Поэтому и позволяю себе просить почтительнейше о выдаче мне хотя бы взаимообраэно (если иначе нельзя) около ста турецких лир из каких-либо сумм, имеющихся в Посольстве, для того, чтобы я скорее мог удовлетворить выраженным в предписании Вашем требованиям.
Публикуется по автографу (ГМЛ).
38. К. А. ГУБАСТОВУ. 16 января 1873 г., Салоники[127]
Нет! Видно, еще искра прежнего сочувствия есть в наших сердцах! Только что я написал Вам, как получил Ваше милое и менее обычного казенное письмо.
Не могу понять чувств, обуревающих П-ва[128], и потому, при всей искренней моей к нему приязни, как-то не могу его жалеть душевно.
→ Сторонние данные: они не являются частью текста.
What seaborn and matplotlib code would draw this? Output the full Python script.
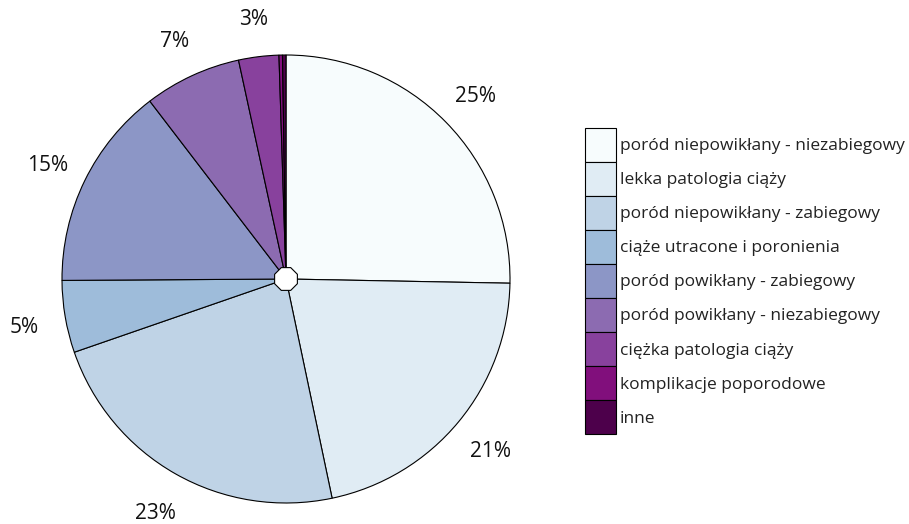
import matplotlib
matplotlib.use("Agg")
import matplotlib.pyplot as plt
from matplotlib.patches import RegularPolygon
import seaborn as sns

# data (percent of total)
categories = [
    "poród niepowikłany - niezabiegowy",
    "lekka patologia ciąży",
    "poród niepowikłany - zabiegowy",
    "ciąże utracone i poronienia",
    "poród powikłany - zabiegowy",
    "poród powikłany - niezabiegowy",
    "ciężka patologia ciąży",
    "komplikacje poporodowe",
    "inne",
]
shares = [25.3, 21.4, 23.0, 5.2, 14.7, 7.0, 2.9, 0.25, 0.25]

# ColorBrewer BuPu (9 classes)
palette = ["#f7fcfd", "#e0ecf4", "#bfd3e6", "#9ebcda", "#8c96c6",
           "#8c6bb1", "#88419d", "#810f7c", "#4d004b"]

sns.set_theme(style="white")
plt.rcParams["font.family"] = ["Open Sans", "DejaVu Sans"]

fig = plt.figure(figsize=(9.09, 5.24), dpi=100, facecolor="white")
ax = fig.add_axes([62 / 909, 21 / 524, 448 / 909, 448 / 524])


def pct_label(p):
    return f"{p:.0f}%" if p >= 1 else ""


wedges, texts, autotexts = ax.pie(
    shares, colors=palette, startangle=90, counterclock=False,
    autopct=pct_label, pctdistance=1.185,
    wedgeprops=dict(edgecolor="black", linewidth=0.8),
    textprops=dict(fontsize=15, color="#111111"),
)
# nudge the percentage labels down a little, like the original
for t in autotexts:
    t.set_y(t.get_position()[1] - 0.016)

ax.add_patch(RegularPolygon((0, 0), numVertices=8, radius=0.055,
                            orientation=3.14159 / 8, facecolor="white",
                            edgecolor="black", linewidth=0.8, zorder=5))
ax.set_xlim(-1, 1)
ax.set_ylim(-1, 1)
ax.set_aspect("equal")
ax.axis("off")

fig.legend(wedges, categories, loc="upper left",
           bbox_to_anchor=(585 / 909, 1 - 128 / 524),
           frameon=False, fontsize=12.5, borderpad=0, borderaxespad=0,
           handlelength=1.79, handleheight=2.64, handletextpad=0.23,
           labelspacing=0, labelcolor="#222222")

fig.savefig("out.png", dpi=100)
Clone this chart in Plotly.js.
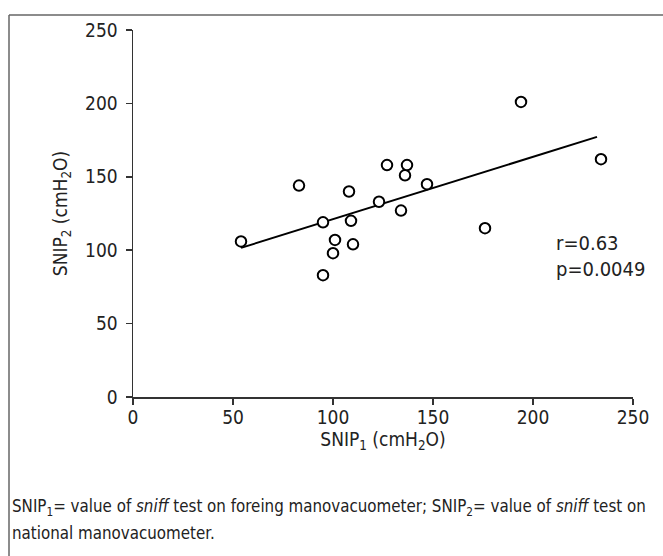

Вообще, я этим бракам, от которых много ждут, не сочувствую. Брак есть разделение труда, тяжкий долг, святой и неизбежный, но тяжелый, налагаемый обществом, как подати, работа, война и пр. Работа и война имеют свои поэтические и сладкие минуты, ими можно восхищаться, но надо помнить, что одна большею частью нестерпимо скучна, а другая очень опасна и тяжела. Отчего же на брак не хотят смотреть как на общественное тягло, которое иногда не лишено поэзии, но от войны и тяжелой работы отличается тем, что война опасна, но не скучна, а работа большею частью скучна, но не опасна физически? Брак же для женщины опасен физически, а для мужчины — скучен большею частью крайне. Я согласен с тем французом, который сказал: L’amour n’a rien a faire avec les devoirs penibles et severes du mariage[129].